Your instructions: Repeat verbatim only the lines from the one with "Recreate this image" through the one with "import plotly.graph_objects as go", both ends kept. Pictures stay out.

Information shown:
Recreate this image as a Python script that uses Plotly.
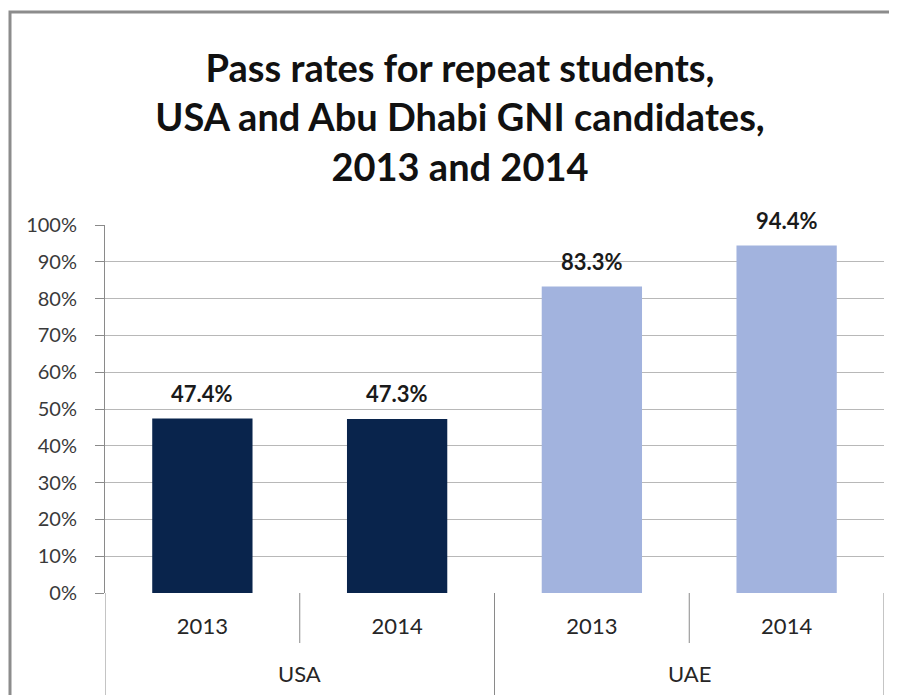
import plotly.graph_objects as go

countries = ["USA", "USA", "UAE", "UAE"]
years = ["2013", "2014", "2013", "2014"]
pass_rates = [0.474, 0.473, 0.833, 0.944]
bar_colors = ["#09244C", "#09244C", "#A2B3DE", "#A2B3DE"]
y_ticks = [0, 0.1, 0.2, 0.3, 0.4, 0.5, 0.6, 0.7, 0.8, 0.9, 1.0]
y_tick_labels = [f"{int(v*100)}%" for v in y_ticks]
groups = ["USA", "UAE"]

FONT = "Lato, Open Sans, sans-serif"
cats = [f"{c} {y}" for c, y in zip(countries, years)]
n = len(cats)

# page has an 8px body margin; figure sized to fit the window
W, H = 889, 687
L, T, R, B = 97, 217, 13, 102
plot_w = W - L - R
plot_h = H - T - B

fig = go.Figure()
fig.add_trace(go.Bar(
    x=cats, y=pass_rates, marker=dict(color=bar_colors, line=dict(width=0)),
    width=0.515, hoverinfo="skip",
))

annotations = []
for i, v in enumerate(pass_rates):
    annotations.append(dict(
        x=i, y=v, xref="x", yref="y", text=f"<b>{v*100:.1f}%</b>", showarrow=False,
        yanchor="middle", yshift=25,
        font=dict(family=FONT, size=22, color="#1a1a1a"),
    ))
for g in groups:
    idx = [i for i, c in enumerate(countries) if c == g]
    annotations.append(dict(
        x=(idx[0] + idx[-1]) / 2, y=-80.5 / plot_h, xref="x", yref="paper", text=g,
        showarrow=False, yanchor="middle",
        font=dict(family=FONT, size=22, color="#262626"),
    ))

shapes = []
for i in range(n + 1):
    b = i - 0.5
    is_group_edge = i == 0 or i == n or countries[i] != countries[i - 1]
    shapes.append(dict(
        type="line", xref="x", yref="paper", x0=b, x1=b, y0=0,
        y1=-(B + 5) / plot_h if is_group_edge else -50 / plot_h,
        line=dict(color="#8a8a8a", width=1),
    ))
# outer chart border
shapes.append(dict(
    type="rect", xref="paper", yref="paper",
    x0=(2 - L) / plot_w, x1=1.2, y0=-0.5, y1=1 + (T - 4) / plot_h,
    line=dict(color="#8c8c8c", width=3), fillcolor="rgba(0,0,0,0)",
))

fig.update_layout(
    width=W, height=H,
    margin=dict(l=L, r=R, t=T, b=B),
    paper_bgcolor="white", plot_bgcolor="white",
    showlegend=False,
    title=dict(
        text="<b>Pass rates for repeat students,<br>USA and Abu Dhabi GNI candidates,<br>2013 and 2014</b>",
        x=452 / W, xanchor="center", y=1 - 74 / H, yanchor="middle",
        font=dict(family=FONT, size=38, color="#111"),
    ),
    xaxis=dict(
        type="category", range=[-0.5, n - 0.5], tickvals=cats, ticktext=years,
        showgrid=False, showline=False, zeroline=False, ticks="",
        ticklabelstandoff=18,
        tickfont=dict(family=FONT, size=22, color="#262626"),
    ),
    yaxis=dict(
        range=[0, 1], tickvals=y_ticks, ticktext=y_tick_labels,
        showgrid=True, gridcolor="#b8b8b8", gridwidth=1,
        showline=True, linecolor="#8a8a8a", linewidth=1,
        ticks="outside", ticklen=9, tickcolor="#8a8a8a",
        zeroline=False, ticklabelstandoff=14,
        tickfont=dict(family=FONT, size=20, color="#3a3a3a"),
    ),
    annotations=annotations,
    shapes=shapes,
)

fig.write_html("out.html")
--
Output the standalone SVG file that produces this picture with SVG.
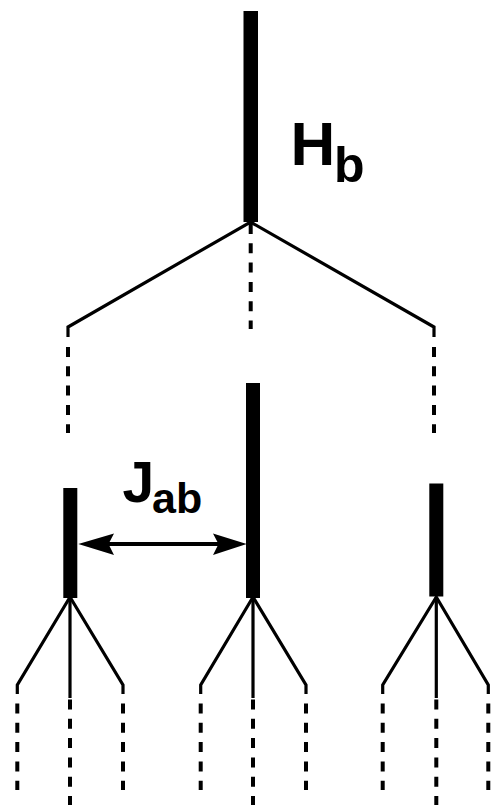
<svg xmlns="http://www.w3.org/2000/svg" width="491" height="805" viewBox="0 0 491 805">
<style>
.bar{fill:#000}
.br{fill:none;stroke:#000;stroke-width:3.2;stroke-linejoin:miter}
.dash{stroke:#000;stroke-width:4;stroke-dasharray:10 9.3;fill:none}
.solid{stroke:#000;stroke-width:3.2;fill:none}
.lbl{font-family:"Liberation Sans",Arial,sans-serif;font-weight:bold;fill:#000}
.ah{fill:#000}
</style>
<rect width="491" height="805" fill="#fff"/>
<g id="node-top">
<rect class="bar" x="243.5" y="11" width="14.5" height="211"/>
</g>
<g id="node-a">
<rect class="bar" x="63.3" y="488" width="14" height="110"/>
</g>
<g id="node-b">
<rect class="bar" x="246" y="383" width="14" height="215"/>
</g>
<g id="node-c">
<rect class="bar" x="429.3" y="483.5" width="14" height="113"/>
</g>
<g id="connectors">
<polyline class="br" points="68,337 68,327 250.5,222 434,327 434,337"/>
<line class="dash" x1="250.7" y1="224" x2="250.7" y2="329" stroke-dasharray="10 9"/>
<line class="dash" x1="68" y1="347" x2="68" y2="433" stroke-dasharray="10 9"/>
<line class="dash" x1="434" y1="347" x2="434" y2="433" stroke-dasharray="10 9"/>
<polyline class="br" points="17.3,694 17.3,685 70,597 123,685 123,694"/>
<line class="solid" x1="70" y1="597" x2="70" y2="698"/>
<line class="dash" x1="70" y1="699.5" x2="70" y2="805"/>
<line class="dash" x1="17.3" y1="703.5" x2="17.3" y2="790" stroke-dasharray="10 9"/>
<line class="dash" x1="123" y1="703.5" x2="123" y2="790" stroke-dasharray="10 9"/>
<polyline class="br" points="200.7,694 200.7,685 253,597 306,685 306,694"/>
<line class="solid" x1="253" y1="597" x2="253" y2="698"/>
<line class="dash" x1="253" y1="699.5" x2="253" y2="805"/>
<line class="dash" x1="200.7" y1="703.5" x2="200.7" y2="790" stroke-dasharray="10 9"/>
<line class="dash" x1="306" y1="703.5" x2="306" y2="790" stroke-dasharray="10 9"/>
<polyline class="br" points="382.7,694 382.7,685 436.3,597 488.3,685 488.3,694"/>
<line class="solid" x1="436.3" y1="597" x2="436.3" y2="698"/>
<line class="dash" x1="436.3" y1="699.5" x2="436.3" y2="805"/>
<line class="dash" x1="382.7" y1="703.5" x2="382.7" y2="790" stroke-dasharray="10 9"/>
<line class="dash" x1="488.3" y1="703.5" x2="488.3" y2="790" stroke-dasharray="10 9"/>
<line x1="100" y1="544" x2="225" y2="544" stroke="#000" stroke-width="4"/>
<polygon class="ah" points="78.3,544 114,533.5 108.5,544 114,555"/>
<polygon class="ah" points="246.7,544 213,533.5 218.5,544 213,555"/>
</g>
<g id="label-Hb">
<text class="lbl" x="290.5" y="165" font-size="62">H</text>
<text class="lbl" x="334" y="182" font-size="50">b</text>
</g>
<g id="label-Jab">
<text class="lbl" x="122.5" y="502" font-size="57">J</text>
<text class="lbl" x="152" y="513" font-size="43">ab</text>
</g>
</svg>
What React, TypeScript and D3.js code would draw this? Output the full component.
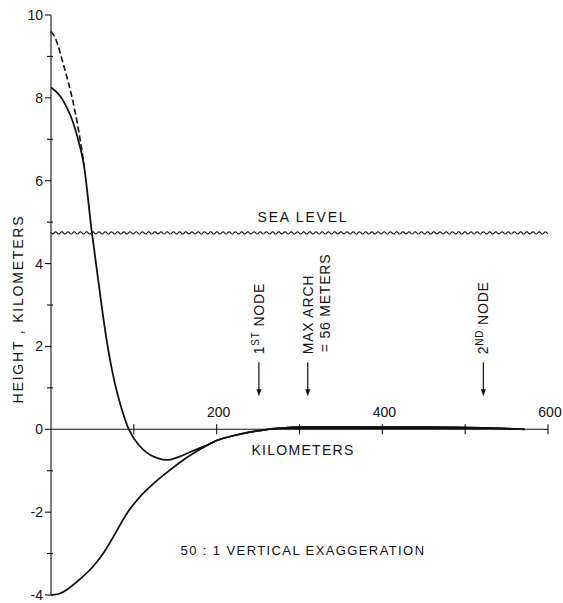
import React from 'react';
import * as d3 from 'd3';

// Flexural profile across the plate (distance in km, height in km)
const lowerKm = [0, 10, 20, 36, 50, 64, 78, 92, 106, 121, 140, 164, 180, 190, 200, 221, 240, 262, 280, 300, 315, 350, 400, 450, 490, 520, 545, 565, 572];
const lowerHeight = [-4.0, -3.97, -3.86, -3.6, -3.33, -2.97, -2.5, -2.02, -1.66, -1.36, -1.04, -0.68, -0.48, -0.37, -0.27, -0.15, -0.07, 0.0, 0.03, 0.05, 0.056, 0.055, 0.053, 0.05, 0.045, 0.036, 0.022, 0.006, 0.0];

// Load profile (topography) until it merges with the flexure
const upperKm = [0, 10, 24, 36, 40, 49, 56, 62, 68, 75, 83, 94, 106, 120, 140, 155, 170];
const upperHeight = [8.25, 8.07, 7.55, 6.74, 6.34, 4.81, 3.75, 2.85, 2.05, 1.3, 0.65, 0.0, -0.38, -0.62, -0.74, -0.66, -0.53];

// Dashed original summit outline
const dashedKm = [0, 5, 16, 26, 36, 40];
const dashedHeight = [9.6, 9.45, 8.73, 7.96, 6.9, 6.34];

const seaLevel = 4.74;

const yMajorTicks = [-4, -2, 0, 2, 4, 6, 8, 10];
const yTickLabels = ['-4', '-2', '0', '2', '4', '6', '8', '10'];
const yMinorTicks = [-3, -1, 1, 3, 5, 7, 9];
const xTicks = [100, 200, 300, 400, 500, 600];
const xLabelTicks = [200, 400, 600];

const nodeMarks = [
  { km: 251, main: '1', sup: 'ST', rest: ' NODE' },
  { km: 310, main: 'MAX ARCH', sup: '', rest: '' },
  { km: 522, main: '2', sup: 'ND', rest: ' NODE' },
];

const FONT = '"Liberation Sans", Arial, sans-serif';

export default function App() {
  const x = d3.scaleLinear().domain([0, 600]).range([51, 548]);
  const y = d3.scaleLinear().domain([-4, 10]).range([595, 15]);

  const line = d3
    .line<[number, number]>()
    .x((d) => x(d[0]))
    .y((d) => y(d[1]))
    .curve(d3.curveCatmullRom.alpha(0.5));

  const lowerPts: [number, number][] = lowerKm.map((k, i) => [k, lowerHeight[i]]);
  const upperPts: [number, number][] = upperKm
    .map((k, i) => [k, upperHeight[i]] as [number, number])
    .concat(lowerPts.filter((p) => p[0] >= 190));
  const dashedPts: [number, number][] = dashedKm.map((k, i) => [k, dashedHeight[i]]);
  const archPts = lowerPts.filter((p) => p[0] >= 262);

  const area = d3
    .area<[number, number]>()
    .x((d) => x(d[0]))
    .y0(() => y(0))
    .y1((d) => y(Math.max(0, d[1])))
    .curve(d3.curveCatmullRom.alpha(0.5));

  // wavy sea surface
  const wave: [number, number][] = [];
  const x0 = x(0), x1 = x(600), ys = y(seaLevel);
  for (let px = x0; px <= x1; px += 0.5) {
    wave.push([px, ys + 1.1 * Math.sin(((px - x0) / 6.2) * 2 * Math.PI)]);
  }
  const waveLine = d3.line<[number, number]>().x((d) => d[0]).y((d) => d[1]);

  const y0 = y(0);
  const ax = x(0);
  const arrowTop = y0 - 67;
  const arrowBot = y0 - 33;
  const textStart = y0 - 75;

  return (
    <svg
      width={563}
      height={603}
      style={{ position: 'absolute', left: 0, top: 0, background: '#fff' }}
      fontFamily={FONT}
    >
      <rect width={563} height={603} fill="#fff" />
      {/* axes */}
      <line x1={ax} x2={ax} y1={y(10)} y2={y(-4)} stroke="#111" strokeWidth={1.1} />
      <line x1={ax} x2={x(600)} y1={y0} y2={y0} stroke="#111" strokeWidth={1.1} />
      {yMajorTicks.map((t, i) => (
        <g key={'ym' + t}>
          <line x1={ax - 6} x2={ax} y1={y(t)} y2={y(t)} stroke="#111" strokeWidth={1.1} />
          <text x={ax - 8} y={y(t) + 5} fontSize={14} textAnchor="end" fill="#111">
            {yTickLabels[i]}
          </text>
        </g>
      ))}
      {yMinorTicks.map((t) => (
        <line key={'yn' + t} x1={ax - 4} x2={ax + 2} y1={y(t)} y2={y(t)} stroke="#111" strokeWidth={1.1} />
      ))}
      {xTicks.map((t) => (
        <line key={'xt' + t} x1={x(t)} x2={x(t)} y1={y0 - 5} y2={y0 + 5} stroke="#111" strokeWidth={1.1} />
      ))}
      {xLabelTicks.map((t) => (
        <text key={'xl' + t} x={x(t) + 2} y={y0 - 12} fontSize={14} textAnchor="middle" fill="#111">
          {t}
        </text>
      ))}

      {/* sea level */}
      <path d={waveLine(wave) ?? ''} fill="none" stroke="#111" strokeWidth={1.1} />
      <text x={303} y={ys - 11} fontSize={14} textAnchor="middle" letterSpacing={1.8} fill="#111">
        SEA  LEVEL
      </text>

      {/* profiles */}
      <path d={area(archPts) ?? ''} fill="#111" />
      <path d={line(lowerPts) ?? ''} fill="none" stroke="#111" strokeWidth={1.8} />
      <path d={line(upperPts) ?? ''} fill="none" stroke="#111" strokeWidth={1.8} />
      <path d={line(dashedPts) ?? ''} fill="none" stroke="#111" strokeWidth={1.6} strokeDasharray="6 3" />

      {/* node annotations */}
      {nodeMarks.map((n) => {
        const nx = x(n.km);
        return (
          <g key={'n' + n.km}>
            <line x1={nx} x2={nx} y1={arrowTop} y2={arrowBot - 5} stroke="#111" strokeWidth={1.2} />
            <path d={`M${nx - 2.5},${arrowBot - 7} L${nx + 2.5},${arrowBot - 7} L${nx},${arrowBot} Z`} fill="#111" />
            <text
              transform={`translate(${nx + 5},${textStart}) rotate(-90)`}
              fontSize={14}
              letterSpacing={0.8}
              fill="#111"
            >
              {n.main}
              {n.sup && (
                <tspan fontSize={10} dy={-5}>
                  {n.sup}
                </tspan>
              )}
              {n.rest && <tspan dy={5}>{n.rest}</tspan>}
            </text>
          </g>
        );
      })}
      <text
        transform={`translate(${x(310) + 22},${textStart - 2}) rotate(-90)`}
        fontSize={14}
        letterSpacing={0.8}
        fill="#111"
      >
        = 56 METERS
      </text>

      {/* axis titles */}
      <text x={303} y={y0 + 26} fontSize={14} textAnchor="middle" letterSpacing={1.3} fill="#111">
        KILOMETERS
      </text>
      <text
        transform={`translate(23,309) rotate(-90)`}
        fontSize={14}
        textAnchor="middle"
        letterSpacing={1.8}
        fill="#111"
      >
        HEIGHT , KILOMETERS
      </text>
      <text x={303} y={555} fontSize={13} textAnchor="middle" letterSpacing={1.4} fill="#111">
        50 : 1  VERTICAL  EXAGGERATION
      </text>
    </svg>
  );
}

The output:
Recreate this image as a Python script that uses Plotly.
import plotly.graph_objects as go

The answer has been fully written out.